Task goal: From the first line of the data below through the line holding "const coalVolume = [17, -3, 15.5, -14, -40];", output each line exactly and leave the pictures out.

Recorded information:
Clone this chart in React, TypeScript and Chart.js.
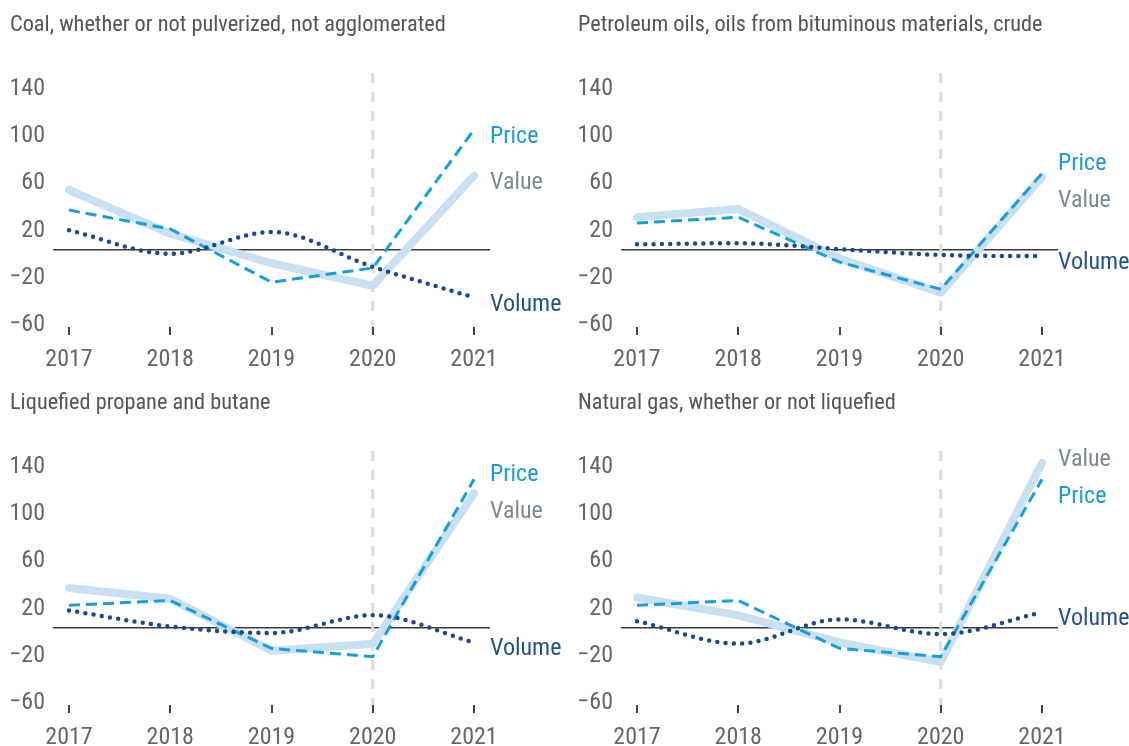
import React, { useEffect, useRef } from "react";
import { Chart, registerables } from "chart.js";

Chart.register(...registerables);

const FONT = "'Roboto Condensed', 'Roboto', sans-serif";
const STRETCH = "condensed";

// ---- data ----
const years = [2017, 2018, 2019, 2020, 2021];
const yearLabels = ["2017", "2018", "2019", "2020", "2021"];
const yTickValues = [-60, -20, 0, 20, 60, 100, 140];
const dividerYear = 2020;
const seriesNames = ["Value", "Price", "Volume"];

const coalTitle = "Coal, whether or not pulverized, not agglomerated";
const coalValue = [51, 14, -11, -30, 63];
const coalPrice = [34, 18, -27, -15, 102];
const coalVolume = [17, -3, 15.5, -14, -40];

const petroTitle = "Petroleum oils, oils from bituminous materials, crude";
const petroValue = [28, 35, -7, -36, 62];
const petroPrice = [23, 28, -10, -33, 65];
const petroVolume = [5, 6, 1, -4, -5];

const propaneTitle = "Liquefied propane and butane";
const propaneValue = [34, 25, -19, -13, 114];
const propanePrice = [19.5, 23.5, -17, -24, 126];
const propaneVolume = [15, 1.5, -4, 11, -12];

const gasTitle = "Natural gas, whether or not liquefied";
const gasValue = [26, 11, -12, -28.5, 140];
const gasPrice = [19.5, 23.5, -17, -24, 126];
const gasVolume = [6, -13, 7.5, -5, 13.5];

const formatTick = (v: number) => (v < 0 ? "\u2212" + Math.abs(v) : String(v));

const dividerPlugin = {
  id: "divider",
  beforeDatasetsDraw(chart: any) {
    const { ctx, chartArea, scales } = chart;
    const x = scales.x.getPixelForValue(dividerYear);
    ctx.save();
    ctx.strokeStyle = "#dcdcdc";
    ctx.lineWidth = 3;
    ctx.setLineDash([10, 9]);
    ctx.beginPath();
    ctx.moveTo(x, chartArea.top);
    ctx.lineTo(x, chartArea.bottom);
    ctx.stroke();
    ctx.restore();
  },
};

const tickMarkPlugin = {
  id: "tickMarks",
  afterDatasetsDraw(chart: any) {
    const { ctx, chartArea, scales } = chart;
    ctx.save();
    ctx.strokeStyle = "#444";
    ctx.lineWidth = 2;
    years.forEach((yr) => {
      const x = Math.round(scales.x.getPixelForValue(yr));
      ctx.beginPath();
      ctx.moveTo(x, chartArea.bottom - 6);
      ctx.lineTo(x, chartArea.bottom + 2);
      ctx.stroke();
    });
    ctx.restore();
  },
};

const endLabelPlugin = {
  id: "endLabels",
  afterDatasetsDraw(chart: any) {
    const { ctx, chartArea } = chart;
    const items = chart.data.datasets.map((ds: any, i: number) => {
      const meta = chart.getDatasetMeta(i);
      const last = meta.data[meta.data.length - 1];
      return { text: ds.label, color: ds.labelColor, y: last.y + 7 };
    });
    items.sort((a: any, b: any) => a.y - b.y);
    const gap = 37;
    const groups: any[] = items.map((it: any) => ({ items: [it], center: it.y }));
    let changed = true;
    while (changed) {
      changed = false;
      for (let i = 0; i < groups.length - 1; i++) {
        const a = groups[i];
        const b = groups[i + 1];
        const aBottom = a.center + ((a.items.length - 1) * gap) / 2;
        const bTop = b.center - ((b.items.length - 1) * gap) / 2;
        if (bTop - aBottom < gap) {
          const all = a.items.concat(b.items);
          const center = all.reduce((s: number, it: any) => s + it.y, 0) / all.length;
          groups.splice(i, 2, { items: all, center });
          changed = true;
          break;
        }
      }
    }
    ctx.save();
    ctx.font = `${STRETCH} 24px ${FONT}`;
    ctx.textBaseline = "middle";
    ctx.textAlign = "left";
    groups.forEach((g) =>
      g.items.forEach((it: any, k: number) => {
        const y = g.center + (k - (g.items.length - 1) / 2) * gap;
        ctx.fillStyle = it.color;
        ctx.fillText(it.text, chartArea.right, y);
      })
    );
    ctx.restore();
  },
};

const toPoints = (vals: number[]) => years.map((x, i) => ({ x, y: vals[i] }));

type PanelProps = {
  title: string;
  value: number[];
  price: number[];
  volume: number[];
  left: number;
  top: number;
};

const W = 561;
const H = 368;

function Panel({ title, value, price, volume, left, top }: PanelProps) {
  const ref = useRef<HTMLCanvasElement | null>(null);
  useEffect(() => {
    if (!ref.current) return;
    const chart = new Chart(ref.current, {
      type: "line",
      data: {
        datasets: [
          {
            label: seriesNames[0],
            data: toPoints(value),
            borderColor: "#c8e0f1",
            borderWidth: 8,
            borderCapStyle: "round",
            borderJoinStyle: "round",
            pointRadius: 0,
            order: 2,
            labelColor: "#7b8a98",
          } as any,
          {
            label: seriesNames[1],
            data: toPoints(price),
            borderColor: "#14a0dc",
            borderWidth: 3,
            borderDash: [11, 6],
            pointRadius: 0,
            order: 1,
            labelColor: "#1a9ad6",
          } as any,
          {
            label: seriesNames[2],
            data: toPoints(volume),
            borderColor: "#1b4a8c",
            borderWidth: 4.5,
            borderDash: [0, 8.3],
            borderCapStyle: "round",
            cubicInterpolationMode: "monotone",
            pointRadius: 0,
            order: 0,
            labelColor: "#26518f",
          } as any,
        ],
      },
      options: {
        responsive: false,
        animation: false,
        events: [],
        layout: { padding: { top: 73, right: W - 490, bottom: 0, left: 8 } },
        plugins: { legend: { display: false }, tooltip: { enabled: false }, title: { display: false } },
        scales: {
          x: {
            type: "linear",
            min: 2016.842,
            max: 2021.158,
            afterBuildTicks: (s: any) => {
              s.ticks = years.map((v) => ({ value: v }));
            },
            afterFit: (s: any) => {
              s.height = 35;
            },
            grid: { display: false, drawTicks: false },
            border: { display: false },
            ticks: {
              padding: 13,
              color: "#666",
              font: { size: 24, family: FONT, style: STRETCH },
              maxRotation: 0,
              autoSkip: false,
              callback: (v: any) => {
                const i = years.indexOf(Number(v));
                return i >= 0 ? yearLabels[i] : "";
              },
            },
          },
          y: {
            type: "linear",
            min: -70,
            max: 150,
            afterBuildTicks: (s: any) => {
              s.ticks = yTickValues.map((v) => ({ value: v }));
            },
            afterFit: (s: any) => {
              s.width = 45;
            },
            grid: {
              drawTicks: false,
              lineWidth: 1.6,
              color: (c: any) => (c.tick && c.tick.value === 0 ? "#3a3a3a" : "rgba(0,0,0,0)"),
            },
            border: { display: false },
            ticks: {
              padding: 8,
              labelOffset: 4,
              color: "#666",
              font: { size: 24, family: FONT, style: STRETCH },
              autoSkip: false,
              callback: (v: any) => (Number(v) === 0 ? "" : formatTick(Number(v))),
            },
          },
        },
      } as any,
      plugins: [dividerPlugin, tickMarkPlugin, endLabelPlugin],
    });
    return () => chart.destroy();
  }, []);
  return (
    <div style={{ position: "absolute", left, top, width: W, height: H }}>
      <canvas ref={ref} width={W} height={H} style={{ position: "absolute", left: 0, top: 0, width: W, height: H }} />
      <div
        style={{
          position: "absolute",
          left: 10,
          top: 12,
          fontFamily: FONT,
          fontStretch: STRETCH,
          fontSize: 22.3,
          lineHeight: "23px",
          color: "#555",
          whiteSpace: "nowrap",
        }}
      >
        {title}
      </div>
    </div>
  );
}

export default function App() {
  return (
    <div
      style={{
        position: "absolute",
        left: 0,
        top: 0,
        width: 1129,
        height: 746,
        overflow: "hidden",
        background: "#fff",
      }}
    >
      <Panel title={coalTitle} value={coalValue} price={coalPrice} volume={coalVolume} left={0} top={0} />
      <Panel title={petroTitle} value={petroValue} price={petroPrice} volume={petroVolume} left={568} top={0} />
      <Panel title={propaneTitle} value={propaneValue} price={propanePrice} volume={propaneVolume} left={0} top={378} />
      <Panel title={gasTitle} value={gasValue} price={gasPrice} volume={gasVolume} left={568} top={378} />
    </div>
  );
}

Response:
Clone this chart in React, TypeScript and Chart.js.
import React, { useEffect, useRef } from "react";
import { Chart, registerables } from "chart.js";

Chart.register(...registerables);

const FONT = "'Roboto Condensed', 'Roboto', sans-serif";
const STRETCH = "condensed";

// ---- data ----
const years = [2017, 2018, 2019, 2020, 2021];
const yearLabels = ["2017", "2018", "2019", "2020", "2021"];
const yTickValues = [-60, -20, 0, 20, 60, 100, 140];
const dividerYear = 2020;
const seriesNames = ["Value", "Price", "Volume"];

const coalTitle = "Coal, whether or not pulverized, not agglomerated";
const coalValue = [51, 14, -11, -30, 63];
const coalPrice = [34, 18, -27, -15, 102];
const coalVolume = [17, -3, 15.5, -14, -40];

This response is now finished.